_What you have to do_:
All of the material below is to be restated word for word, apart from the pictures.

_Data lines_:
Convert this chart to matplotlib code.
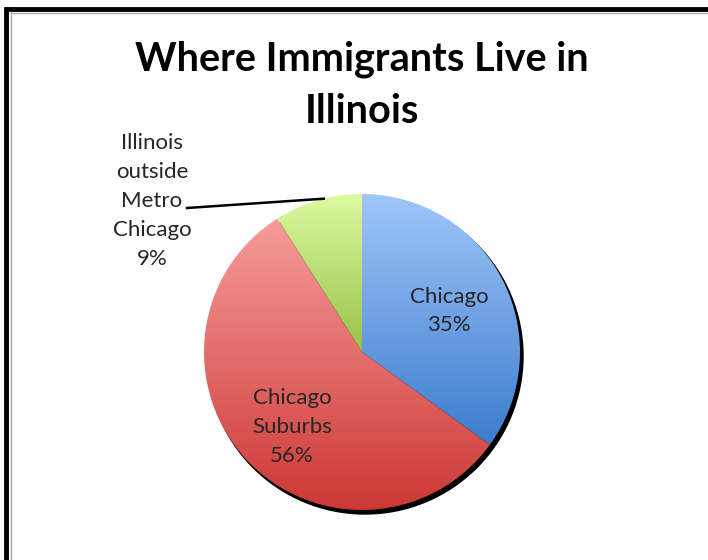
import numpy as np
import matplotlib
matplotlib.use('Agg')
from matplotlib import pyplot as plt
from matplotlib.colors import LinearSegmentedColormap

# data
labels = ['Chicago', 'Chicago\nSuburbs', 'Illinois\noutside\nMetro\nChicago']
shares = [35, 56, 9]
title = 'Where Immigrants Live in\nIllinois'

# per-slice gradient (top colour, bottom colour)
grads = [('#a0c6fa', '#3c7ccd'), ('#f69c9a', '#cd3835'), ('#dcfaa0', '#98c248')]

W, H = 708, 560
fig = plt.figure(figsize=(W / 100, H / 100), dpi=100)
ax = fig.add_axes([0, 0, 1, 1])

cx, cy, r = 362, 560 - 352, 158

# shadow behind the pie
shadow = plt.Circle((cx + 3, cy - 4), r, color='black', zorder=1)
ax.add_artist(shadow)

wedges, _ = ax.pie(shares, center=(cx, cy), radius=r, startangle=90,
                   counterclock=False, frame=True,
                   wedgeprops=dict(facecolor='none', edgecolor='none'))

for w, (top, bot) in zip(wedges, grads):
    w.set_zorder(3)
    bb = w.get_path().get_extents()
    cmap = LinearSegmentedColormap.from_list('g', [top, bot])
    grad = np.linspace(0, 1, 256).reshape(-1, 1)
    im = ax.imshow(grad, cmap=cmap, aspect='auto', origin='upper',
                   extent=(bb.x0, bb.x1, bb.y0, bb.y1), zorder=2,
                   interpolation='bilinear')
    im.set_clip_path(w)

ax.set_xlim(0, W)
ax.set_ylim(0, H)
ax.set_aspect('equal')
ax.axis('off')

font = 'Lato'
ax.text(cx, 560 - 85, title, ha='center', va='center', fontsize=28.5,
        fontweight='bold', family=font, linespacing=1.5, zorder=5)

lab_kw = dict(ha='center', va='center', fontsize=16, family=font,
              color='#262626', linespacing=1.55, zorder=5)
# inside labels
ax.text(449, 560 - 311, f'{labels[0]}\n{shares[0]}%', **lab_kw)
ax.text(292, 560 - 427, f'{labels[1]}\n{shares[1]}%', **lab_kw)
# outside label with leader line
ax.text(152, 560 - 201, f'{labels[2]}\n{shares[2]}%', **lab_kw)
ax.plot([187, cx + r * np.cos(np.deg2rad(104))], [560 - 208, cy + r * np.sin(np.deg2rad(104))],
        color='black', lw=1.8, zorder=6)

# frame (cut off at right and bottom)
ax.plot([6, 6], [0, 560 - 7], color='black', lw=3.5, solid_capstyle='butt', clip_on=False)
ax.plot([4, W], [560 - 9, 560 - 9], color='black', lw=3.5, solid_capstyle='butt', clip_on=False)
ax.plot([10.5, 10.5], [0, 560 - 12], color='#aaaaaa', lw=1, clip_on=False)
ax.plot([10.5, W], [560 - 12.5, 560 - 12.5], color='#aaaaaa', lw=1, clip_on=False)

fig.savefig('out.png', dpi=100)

_Problem solution_:
Convert this chart to matplotlib code.
import numpy as np
import matplotlib
matplotlib.use('Agg')
from matplotlib import pyplot as plt
from matplotlib.colors import LinearSegmentedColormap

# data
labels = ['Chicago', 'Chicago\nSuburbs', 'Illinois\noutside\nMetro\nChicago']
shares = [35, 56, 9]
title = 'Where Immigrants Live in\nIllinois'

# per-slice gradient (top colour, bottom colour)
grads = [('#a0c6fa', '#3c7ccd'), ('#f69c9a', '#cd3835'), ('#dcfaa0', '#98c248')]

W, H = 708, 560
fig = plt.figure(figsize=(W / 100, H / 100), dpi=100)
ax = fig.add_axes([0, 0, 1, 1])

cx, cy, r = 362, 560 - 352, 158

# shadow behind the pie
shadow = plt.Circle((cx + 3, cy - 4), r, color='black', zorder=1)
ax.add_artist(shadow)

wedges, _ = ax.pie(shares, center=(cx, cy), radius=r, startangle=90,
                   counterclock=False, frame=True,
                   wedgeprops=dict(facecolor='none', edgecolor='none'))

for w, (top, bot) in zip(wedges, grads):
    w.set_zorder(3)
    bb = w.get_path().get_extents()
    cmap = LinearSegmentedColormap.from_list('g', [top, bot])
    grad = np.linspace(0, 1, 256).reshape(-1, 1)
    im = ax.imshow(grad, cmap=cmap, aspect='auto', origin='upper',
                   extent=(bb.x0, bb.x1, bb.y0, bb.y1), zorder=2,
                   interpolation='bilinear')
    im.set_clip_path(w)

ax.set_xlim(0, W)
ax.set_ylim(0, H)
ax.set_aspect('equal')
ax.axis('off')

font = 'Lato'
ax.text(cx, 560 - 85, title, ha='center', va='center', fontsize=28.5,
        fontweight='bold', family=font, linespacing=1.5, zorder=5)

lab_kw = dict(ha='center', va='center', fontsize=16, family=font,
              color='#262626', linespacing=1.55, zorder=5)
# inside labels
ax.text(449, 560 - 311, f'{labels[0]}\n{shares[0]}%', **lab_kw)
ax.text(292, 560 - 427, f'{labels[1]}\n{shares[1]}%', **lab_kw)
# outside label with leader line
ax.text(152, 560 - 201, f'{labels[2]}\n{shares[2]}%', **lab_kw)
ax.plot([187, cx + r * np.cos(np.deg2rad(104))], [560 - 208, cy + r * np.sin(np.deg2rad(104))],
        color='black', lw=1.8, zorder=6)

# frame (cut off at right and bottom)
ax.plot([6, 6], [0, 560 - 7], color='black', lw=3.5, solid_capstyle='butt', clip_on=False)
ax.plot([4, W], [560 - 9, 560 - 9], color='black', lw=3.5, solid_capstyle='butt', clip_on=False)
ax.plot([10.5, 10.5], [0, 560 - 12], color='#aaaaaa', lw=1, clip_on=False)
ax.plot([10.5, W], [560 - 12.5, 560 - 12.5], color='#aaaaaa', lw=1, clip_on=False)

fig.savefig('out.png', dpi=100)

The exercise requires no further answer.